Enerji bağımsızlığına doğru bir adım
Nükleer enerji, büyüyen bir ekonomiye, artan enerji talebine ve iddialı iklim hedeflerine sahip bir ülke olan Türkiye için hayati önem taşıyor. Bu bakış açısı, İstanbul Teknik Üniversitesi (İTÜ) Enerji Enstitüsü Nükleer Araştırmalar Anabilim Dalı Öğretim Üyesi Prof. Dr. Üner Çolak’ın Demirören Haber Ajansı’na verdiği röportajda paylaşıldı. Nükleer enerjinin, Türkiye’nin enerji bağımsızlığına doğru attığı stratejik adımlardan biri olduğuna inanan Prof. Dr. Çolak, “Akkuyu Nükleer Güç Santrali ile başlayan yol, sonunda Türkiye’yi nükleer teknoloji ihraç eden ülkeler arasına sokabilir. Bu alanda muazzam bir potansiyelimiz var” ifadesini kullandı.
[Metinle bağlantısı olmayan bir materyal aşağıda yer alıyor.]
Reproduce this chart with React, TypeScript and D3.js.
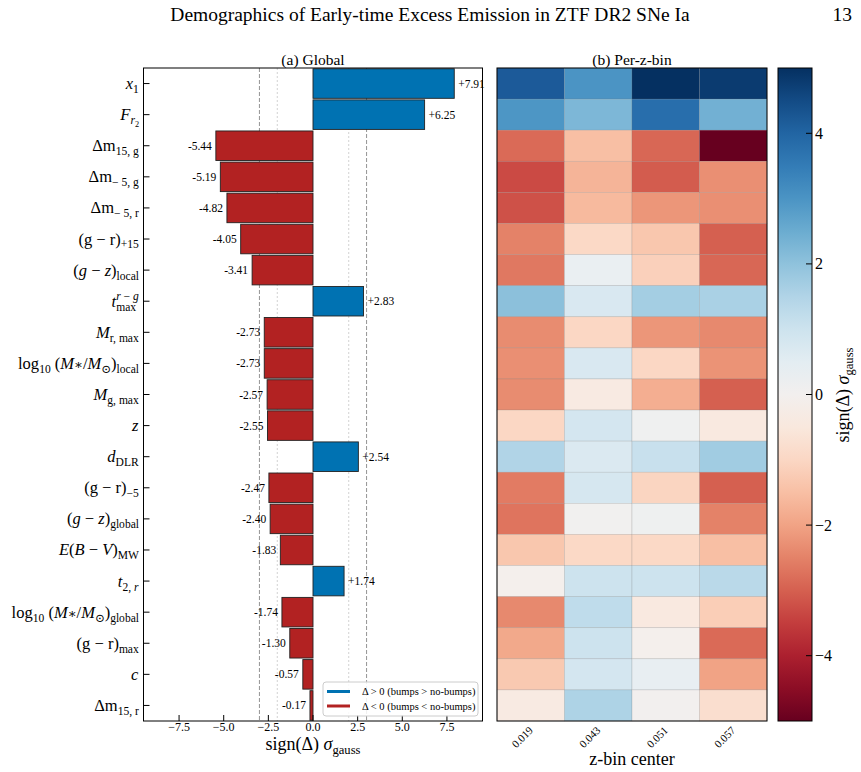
import React, { useRef, useEffect } from "react";
import * as d3 from "d3";

// [text, flags]: i = italic, b = subscript, bb = sub-subscript, p = superscript, < = stack under previous, s = small
type Seg = [string, string];

const featureLabels: Seg[][] = [
  [["x", "i"], ["1", "b"]],
  [["F", "i"], ["r", "bi"], ["2", "bb"]],
  [["Δm", ""], ["15, g", "b"]],
  [["Δm", ""], ["− 5, g", "b"]],
  [["Δm", ""], ["− 5, r", "b"]],
  [["(g − r)", ""], ["+15", "b"]],
  [["(", ""], ["g", "i"], [" − ", ""], ["z", "i"], [")", ""], ["local", "b"]],
  [["t", "i"], ["max", "b"], ["r", "pi<"], [" − ", "p"], ["g", "pi"]],
  [["M", "i"], ["r, max", "b"]],
  [["log", ""], ["10", "b"], [" (", ""], ["M", "i"], ["∗", "s"], ["/", ""], ["M", "i"], ["⊙", "b"], [")", ""], ["local", "b"]],
  [["M", "i"], ["g, max", "b"]],
  [["z", "i"]],
  [["d", "i"], ["DLR", "b"]],
  [["(g − r)", ""], ["−5", "b"]],
  [["(", ""], ["g", "i"], [" − ", ""], ["z", "i"], [")", ""], ["global", "b"]],
  [["E", "i"], ["(", ""], ["B", "i"], [" − ", ""], ["V", "i"], [")", ""], ["MW", "b"]],
  [["t", "i"], ["2, ", "b"], ["r", "bi"]],
  [["log", ""], ["10", "b"], [" (", ""], ["M", "i"], ["∗", "s"], ["/", ""], ["M", "i"], ["⊙", "b"], [")", ""], ["global", "b"]],
  [["(g − r)", ""], ["max", "b"]],
  [["c", "i"]],
  [["Δm", ""], ["15, r", "b"]],
];

const globalSigma = [
  7.91, 6.25, -5.44, -5.19, -4.82, -4.05, -3.41, 2.83, -2.73, -2.73, -2.57,
  -2.55, 2.54, -2.47, -2.4, -1.83, 1.74, -1.74, -1.3, -0.57, -0.17,
];

const zBins = ["0.019", "0.043", "0.051", "0.057"];
const sigmaZ019 = [4.2, 2.95, -2.85, -3.3, -3.2, -2.5, -2.65, 2.05, -2.35, -2.3, -2.35, -1.0, 1.5, -2.6, -2.7, -1.35, -0.1, -2.4, -1.9, -1.3, -0.4];
const sigmaZ043 = [3.0, 2.25, -1.5, -1.7, -1.6, -0.95, 0.3, 0.75, -1.0, 0.75, -0.4, 0.85, 0.7, 0.8, 0.05, -0.95, 1.0, 1.25, 1.0, 0.85, 1.55];
const sigmaZ051 = [5.0, 3.8, -2.9, -3.05, -2.2, -1.35, -1.15, 1.7, -2.2, -1.0, -1.8, 0.1, 1.1, -1.05, 0.15, -0.95, 1.0, -0.45, -0.1, 0.35, 0.0];
const sigmaZ057 = [4.8, 2.4, -5.0, -2.3, -2.3, -3.0, -2.9, 1.6, -2.4, -2.25, -3.0, -0.45, 1.75, -3.0, -2.5, -1.5, 1.35, -1.2, -2.85, -2.0, -0.8];
const heatColumns = [sigmaZ019, sigmaZ043, sigmaZ051, sigmaZ057];

const xTicks = [-7.5, -5, -2.5, 0, 2.5, 5, 7.5];
const cbarTicks = [-4, -2, 0, 2, 4];
const legendItems = ["Δ > 0 (bumps > no-bumps)", "Δ < 0 (bumps < no-bumps)"];

const BLUE = "#0072b2";
const RED = "#b22222";
const FONT = "'Liberation Serif', 'DejaVu Serif', serif";

const drawMath = (text: any, segs: Seg[], size: number) => {
  let cur = 0;
  let prevW = 0;
  segs.forEach(([s, f]) => {
    const isSub2 = f.includes("bb");
    const isSub = f.includes("b");
    const isSup = f.includes("p");
    const fs = isSub2 ? 0.5 : isSub || isSup ? 0.7 : f.includes("s") ? 0.8 : 1;
    const off = isSub2 ? 0.42 : isSub ? 0.24 : isSup ? -0.42 : 0;
    const t = text
      .append("tspan")
      .attr("font-size", size * fs)
      .attr("dy", (off - cur) * size)
      .text(s);
    if (f.includes("i")) t.attr("font-style", "italic");
    if (f.includes("<")) t.attr("dx", -prevW);
    prevW = (t.node() as SVGTSpanElement).getComputedTextLength();
    cur = off;
  });
};

const sigmaLabel = (text: any, size: number) =>
  drawMath(text, [["sign(Δ) ", ""], ["σ", "i"], ["gauss", "b"]], size);

const App = () => {
  const ref = useRef<SVGSVGElement>(null);

  useEffect(() => {
    const svg = d3.select(ref.current);
    svg.selectAll("*").remove();
    svg.style("font-family", FONT);

    const top = 68;
    const bottom = 721;
    const rows = d3.range(featureLabels.length);
    const y = d3.scaleBand<number>().domain(rows).range([top, bottom]);

    // page header
    svg.append("text").attr("x", 430).attr("y", 21).attr("text-anchor", "middle")
      .attr("font-size", 19.5).text("Demographics of Early-time Excess Emission in ZTF DR2 SNe Ia");
    svg.append("text").attr("x", 852).attr("y", 21).attr("text-anchor", "end")
      .attr("font-size", 19.5).text("13");

    // ---------- (a) Global bars ----------
    const lim = 7.91 * 1.2;
    const x = d3.scaleLinear().domain([-lim, lim]).range([143.5, 482.5]);
    const g = svg.append("g");

    [-3, 3].forEach((v) =>
      g.append("line").attr("x1", x(v)).attr("x2", x(v)).attr("y1", top).attr("y2", bottom)
        .attr("stroke", "#888").attr("stroke-width", 0.9).attr("stroke-dasharray", "4,2"));
    [-2, 2].forEach((v) =>
      g.append("line").attr("x1", x(v)).attr("x2", x(v)).attr("y1", top).attr("y2", bottom)
        .attr("stroke", "#c8c8c8").attr("stroke-width", 0.8).attr("stroke-dasharray", "2,2"));

    const bh = y.bandwidth() * 0.95;
    g.selectAll("rect.bar").data(globalSigma).enter().append("rect")
      .attr("x", (d) => x(Math.min(0, d)))
      .attr("width", (d) => Math.abs(x(d) - x(0)))
      .attr("y", (d, i) => y(i)! + (y.bandwidth() - bh) / 2)
      .attr("height", bh)
      .attr("fill", (d) => (d >= 0 ? BLUE : RED))
      .attr("stroke", "#222").attr("stroke-width", 0.9);

    g.selectAll("text.val").data(globalSigma).enter().append("text")
      .attr("x", (d) => (d >= 0 ? x(d) + 4 : x(d) - 4))
      .attr("y", (d, i) => y(i)! + y.bandwidth() / 2 + 4)
      .attr("text-anchor", (d) => (d >= 0 ? "start" : "end"))
      .attr("font-size", 11.5)
      .text((d) => (d >= 0 ? "+" + d.toFixed(2) : d.toFixed(2)));

    g.append("rect").attr("x", 143.5).attr("y", top).attr("width", 339).attr("height", bottom - top)
      .attr("fill", "none").attr("stroke", "#000").attr("stroke-width", 1);

    // y tick labels
    featureLabels.forEach((segs, i) => {
      const cy = y(i)! + y.bandwidth() / 2;
      g.append("line").attr("x1", 143.5).attr("x2", 149.5).attr("y1", cy).attr("y2", cy)
        .attr("stroke", "#000");
      const t = g.append("text").attr("x", 0).attr("y", 0).style("white-space", "pre");
      drawMath(t, segs, 16.5);
      const bb = (t.node() as SVGTextElement).getBBox();
      t.attr("transform", `translate(${139 - (bb.x + bb.width)},${cy + 5.5})`);
    });

    // x ticks
    xTicks.forEach((v) => {
      g.append("line").attr("x1", x(v)).attr("x2", x(v)).attr("y1", bottom).attr("y2", bottom - 6)
        .attr("stroke", "#000");
      g.append("text").attr("x", x(v)).attr("y", 731).attr("text-anchor", "middle")
        .attr("font-size", 12).text(d3.format(".1f")(v).replace("-", "−"));
    });
    const xl = g.append("text").attr("x", 0).attr("y", 0).style("white-space", "pre");
    sigmaLabel(xl, 18);
    const xlb = (xl.node() as SVGTextElement).getBBox();
    xl.attr("transform", `translate(${313 - xlb.width / 2 - xlb.x},750)`);

    g.append("text").attr("x", 313).attr("y", 65).attr("text-anchor", "middle")
      .attr("font-size", 15.5).text("(a) Global");

    // legend
    const lg = g.append("g").attr("transform", "translate(323,682)");
    lg.append("rect").attr("width", 155).attr("height", 34).attr("rx", 3)
      .attr("fill", "#fff").attr("fill-opacity", 0.85).attr("stroke", "#ccc");
    legendItems.forEach((label, i) => {
      const ly = 9.5 + i * 14.5;
      lg.append("line").attr("x1", 4).attr("x2", 27).attr("y1", ly).attr("y2", ly)
        .attr("stroke", i === 0 ? BLUE : RED).attr("stroke-width", 3);
      lg.append("text").attr("x", 39).attr("y", ly + 3.5).attr("font-size", 10.5)
        .style("white-space", "pre").text(label);
    });

    // ---------- (b) Per-z-bin heatmap ----------
    const hx = d3.scaleBand<string>().domain(zBins).range([497, 767]);
    const color = d3.scaleSequential(d3.interpolateRdBu).domain([-5, 5]).clamp(true);
    const h = svg.append("g");
    heatColumns.forEach((col, j) => {
      h.selectAll(null).data(col).enter().append("rect")
        .attr("x", hx(zBins[j])!)
        .attr("y", (d, i) => y(i)!)
        .attr("width", hx.bandwidth())
        .attr("height", y.bandwidth())
        .attr("fill", (d) => color(d))
        .attr("stroke", "rgba(120,120,120,0.3)").attr("stroke-width", 0.6);
    });
    h.append("rect").attr("x", 497).attr("y", top).attr("width", 270).attr("height", bottom - top)
      .attr("fill", "none").attr("stroke", "#000").attr("stroke-width", 1);
    zBins.forEach((z) => {
      const cx = hx(z)! + hx.bandwidth() / 2;
      h.append("text").attr("transform", `translate(${cx + 3},${731}) rotate(-45)`)
        .attr("text-anchor", "end").attr("font-size", 11).text(z);
    });
    h.append("text").attr("x", 632).attr("y", 765).attr("text-anchor", "middle")
      .attr("font-size", 18).text("z-bin center");
    h.append("text").attr("x", 632).attr("y", 65).attr("text-anchor", "middle")
      .attr("font-size", 15.5).text("(b) Per-z-bin");

    // colorbar
    const cy = d3.scaleLinear().domain([-5, 5]).range([bottom, top]);
    const defs = svg.append("defs");
    const grad = defs.append("linearGradient").attr("id", "cbar")
      .attr("x1", 0).attr("y1", 1).attr("x2", 0).attr("y2", 0);
    d3.range(0, 1.0001, 0.05).forEach((t) =>
      grad.append("stop").attr("offset", t).attr("stop-color", d3.interpolateRdBu(t)));
    const cb = svg.append("g");
    cb.append("rect").attr("x", 778).attr("y", top).attr("width", 34).attr("height", bottom - top)
      .attr("fill", "url(#cbar)").attr("stroke", "#000").attr("stroke-width", 1);
    cbarTicks.forEach((v) => {
      cb.append("line").attr("x1", 812).attr("x2", 806).attr("y1", cy(v)).attr("y2", cy(v))
        .attr("stroke", "#000");
      cb.append("text").attr("x", 815).attr("y", cy(v) + 5.5).attr("font-size", 16)
        .text(String(v).replace("-", "−"));
    });
    const cl = cb.append("text").attr("x", 0).attr("y", 0).style("white-space", "pre");
    sigmaLabel(cl, 18);
    const clb = (cl.node() as SVGTextElement).getBBox();
    cl.attr("transform", `translate(849,${395}) rotate(-90) translate(${-clb.width / 2 - clb.x},0)`);

    return () => {
      svg.selectAll("*").remove();
    };
  }, []);

  return (
    <svg
      ref={ref}
      width={861}
      height={772}
      style={{ position: "absolute", left: 0, top: 0, background: "#fff" }}
    />
  );
};

export default App;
Prof. Dr. Çolak, nükleer gelişmenin, enerji tedarikini güvence altına almanın ötesine geçerek, yüksek teknolojili üretimi desteklediğini ve endüstriyel ekosistem yarattığını söyleyerek, “Kazandığımız uzmanlık ileriye doğru hem ekonomik hem de teknolojik sıçramalar yapmamızı sağlayacak. Türkiye’yi ileri nükleer teknolojilerin geliştiricisi ve ihracatçısı yapmayı amaçlıyoruz” diye konuştu.
Prof. Dr. Çolak, şu anda 350’den fazla Türk şirketinin ülkenin ilk nükleer güç santralinin inşasında yer aldığını da sözlerine ekledi. Bu şirketler, Akkuyu NGS projesi sayesinde yüksek teknoloji üretimi konusunda uzmanlık becerileri kazanıyorlar. Prof. Dr. Çolak, “Türk şirketleri inşaat, ekipman kurulumu ve tedarik zinciri yönetimi gibi önemli alanlarda eğitim alıyor. Yerel üretim, sadece ekonomik olarak değil, aynı zamanda teknolojik ilerleme ve endüstriyel altyapımızı güçlendirmede kilit öneme sahip” dedi.

Türkiye’nin 2025-2035 enerji politikasının elektrik talebinde yıllık %3 büyüme öngördüğünü belirten Prof. Dr. Çolak, “nükleer enerjinin, bu soruna güvenli, güvenilir ve düşük karbonlu bir çözüm sunduğunu” söyledi. Akkuyu NGS’nin dört güç ünitesi tam olarak faaliyete geçtiğinde ülkenin enerji ihtiyacının %10’unu karşılayacak. Bu, Türkiye’nin enerji alanında dönüştürücü bir adım.